Spirit photography, also called ghost photography or séance photography, is a type of photographic work which aims to capture images of ghosts and other spiritual entities. In the July 2025 issue of Évaluation, the NAAB Newsletter, Dr. Hubner writes: “Spirit photographs are among the most interesting and valuable photographic items which are found at auction. There is no strict definition of what a spirit photograph is but generally it is an image which was taken roughly in the period 1860-1940, with the participation of a medium, which depict ghosts or spirits of loved ones crossing over from the spirit world. Not the same, but closely related are the photos of white, billowy, ectoplasms, also coming from spirit world which extrude form the mouth or nose of a medium.”
Drawing from the extensive Hamilton Family fonds held at UMASC, Dr. Hubner will share his vast knowledge on the market context of spirit photography and provide insights on the acquisition of the varied materials in the fonds.
This webinar is free for NAAB members. Non-members can register for $25.00 + tax.
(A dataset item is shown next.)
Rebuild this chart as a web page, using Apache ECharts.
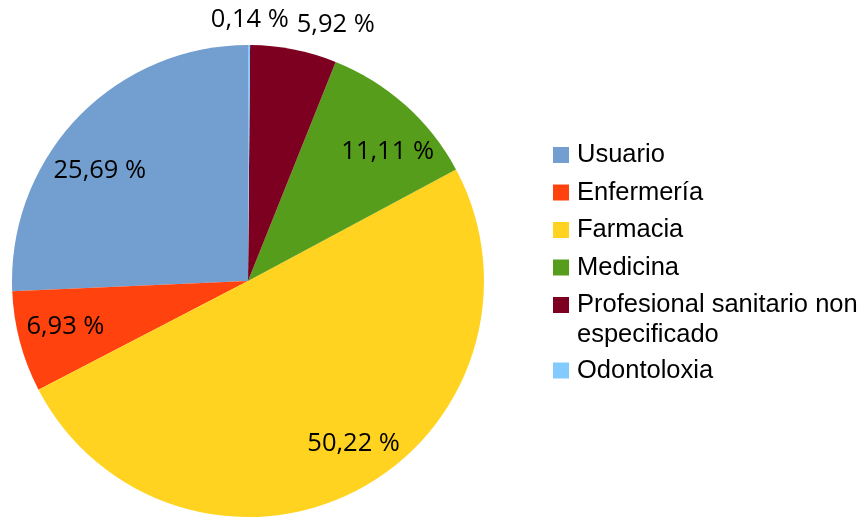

Hamilton Family fonds - University of Manitoba Archives & Special Collections
University of Manitoba Digital Collections: Hamilton Family fonds
Manitoba Archival Information Network: Hamilton Family fonds
Further reading
University of Manitoba exhibition: The Undead Archive: 100 Years of Photographing Ghosts
Brian Hubner is currently the Acquisition and Access Archivist with the University of Manitoba Archives & Special Collections (UMASC). He has a Bachelor of Arts in History (Honours), a Master of Arts (History) from the University of Saskatchewan, and a Master of Arts (History, in Archival Studies) from the University of Manitoba. He received a PhD in Archives from the U of Amsterdam in 2020. In 1994, he co-wrote The Cypress Hills: The Land and Its People, a book dealing mainly with the Indigenous people of southern Alberta and Saskatchewan, with a revised 2nd edition issued in 2007. Brian has published articles on archival subjects including: "This is the Whiteman's Law": Aboriginal Resistance, Bureaucratic Change and the Census of Canada, 1830-2006" in Archival Science (2007), which focused on government records of Indigenous peoples, and has presented many conference papers. He has studied the history of the market for archival documents created, and associated, by Louis Riel. Brian currently appraises archival material and books for a variety of clients including the Canada Museum for Human Rights and the Societe historique de Saint-Boniface (SHSB), the University of Saskatchewan Archives and Special Collections, and the Provincial Archives of Saskatchewan. Brian also appraises many collections for the UMASC.